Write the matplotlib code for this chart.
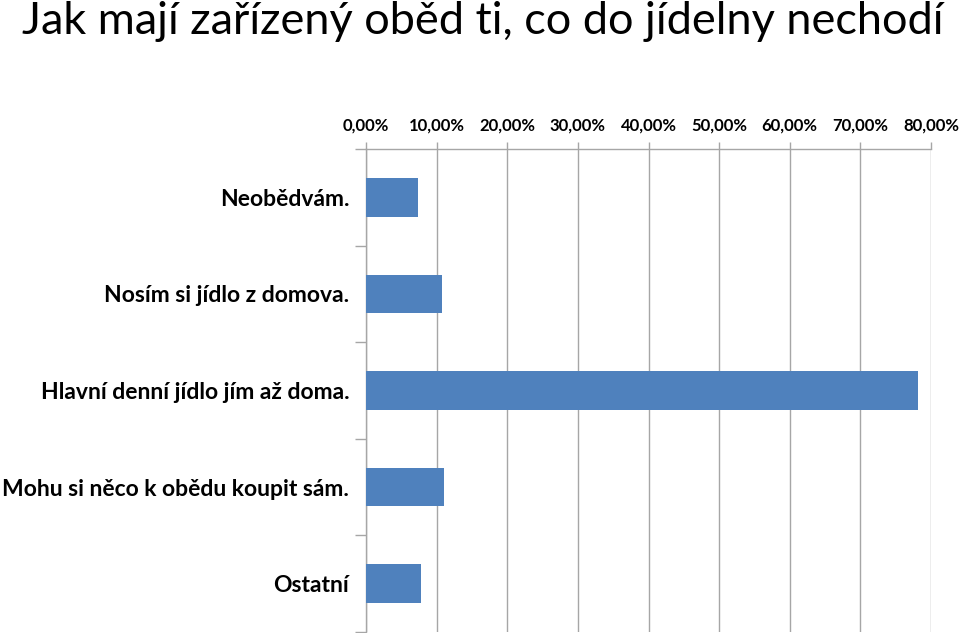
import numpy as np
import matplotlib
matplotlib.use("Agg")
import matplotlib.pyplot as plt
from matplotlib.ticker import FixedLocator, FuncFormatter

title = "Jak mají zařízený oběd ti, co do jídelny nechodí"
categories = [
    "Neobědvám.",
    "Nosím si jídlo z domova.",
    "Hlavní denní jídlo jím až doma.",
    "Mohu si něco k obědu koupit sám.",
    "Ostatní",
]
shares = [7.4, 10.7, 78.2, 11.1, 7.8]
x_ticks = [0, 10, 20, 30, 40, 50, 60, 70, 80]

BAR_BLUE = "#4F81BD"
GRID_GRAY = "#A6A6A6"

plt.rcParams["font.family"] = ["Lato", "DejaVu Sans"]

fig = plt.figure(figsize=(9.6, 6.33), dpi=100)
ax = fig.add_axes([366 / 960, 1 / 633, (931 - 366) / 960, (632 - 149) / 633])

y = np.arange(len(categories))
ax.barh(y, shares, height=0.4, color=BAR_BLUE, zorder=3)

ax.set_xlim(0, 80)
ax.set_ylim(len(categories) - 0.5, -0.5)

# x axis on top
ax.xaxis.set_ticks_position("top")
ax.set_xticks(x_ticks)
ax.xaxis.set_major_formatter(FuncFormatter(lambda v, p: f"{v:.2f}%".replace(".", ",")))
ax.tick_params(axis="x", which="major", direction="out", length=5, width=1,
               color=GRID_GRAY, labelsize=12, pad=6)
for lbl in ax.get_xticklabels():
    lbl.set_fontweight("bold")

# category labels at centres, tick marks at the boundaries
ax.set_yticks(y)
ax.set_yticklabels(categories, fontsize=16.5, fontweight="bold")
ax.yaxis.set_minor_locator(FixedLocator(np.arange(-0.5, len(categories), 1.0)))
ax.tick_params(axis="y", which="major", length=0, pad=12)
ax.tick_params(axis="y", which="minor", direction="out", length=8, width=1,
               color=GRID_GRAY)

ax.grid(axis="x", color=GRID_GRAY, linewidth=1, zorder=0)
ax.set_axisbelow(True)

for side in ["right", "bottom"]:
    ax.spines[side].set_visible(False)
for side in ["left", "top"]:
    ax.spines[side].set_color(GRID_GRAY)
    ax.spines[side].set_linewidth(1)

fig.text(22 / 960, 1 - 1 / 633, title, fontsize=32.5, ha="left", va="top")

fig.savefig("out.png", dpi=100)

▬▬▬

Reproduce the material above verbatim; omit every picture.

Write the matplotlib code for this chart.
import numpy as np
import matplotlib
matplotlib.use("Agg")
import matplotlib.pyplot as plt
from matplotlib.ticker import FixedLocator, FuncFormatter

title = "Jak mají zařízený oběd ti, co do jídelny nechodí"
categories = [
    "Neobědvám.",
    "Nosím si jídlo z domova.",
    "Hlavní denní jídlo jím až doma.",
    "Mohu si něco k obědu koupit sám.",
    "Ostatní",
]
shares = [7.4, 10.7, 78.2, 11.1, 7.8]
x_ticks = [0, 10, 20, 30, 40, 50, 60, 70, 80]

BAR_BLUE = "#4F81BD"
GRID_GRAY = "#A6A6A6"

plt.rcParams["font.family"] = ["Lato", "DejaVu Sans"]

fig = plt.figure(figsize=(9.6, 6.33), dpi=100)
ax = fig.add_axes([366 / 960, 1 / 633, (931 - 366) / 960, (632 - 149) / 633])

y = np.arange(len(categories))
ax.barh(y, shares, height=0.4, color=BAR_BLUE, zorder=3)

ax.set_xlim(0, 80)
ax.set_ylim(len(categories) - 0.5, -0.5)

# x axis on top
ax.xaxis.set_ticks_position("top")
ax.set_xticks(x_ticks)
ax.xaxis.set_major_formatter(FuncFormatter(lambda v, p: f"{v:.2f}%".replace(".", ",")))
ax.tick_params(axis="x", which="major", direction="out", length=5, width=1,
               color=GRID_GRAY, labelsize=12, pad=6)
for lbl in ax.get_xticklabels():
    lbl.set_fontweight("bold")

# category labels at centres, tick marks at the boundaries
ax.set_yticks(y)
ax.set_yticklabels(categories, fontsize=16.5, fontweight="bold")
ax.yaxis.set_minor_locator(FixedLocator(np.arange(-0.5, len(categories), 1.0)))
ax.tick_params(axis="y", which="major", length=0, pad=12)
ax.tick_params(axis="y", which="minor", direction="out", length=8, width=1,
               color=GRID_GRAY)

ax.grid(axis="x", color=GRID_GRAY, linewidth=1, zorder=0)
ax.set_axisbelow(True)

for side in ["right", "bottom"]:
    ax.spines[side].set_visible(False)
for side in ["left", "top"]:
    ax.spines[side].set_color(GRID_GRAY)
    ax.spines[side].set_linewidth(1)

fig.text(22 / 960, 1 - 1 / 633, title, fontsize=32.5, ha="left", va="top")

fig.savefig("out.png", dpi=100)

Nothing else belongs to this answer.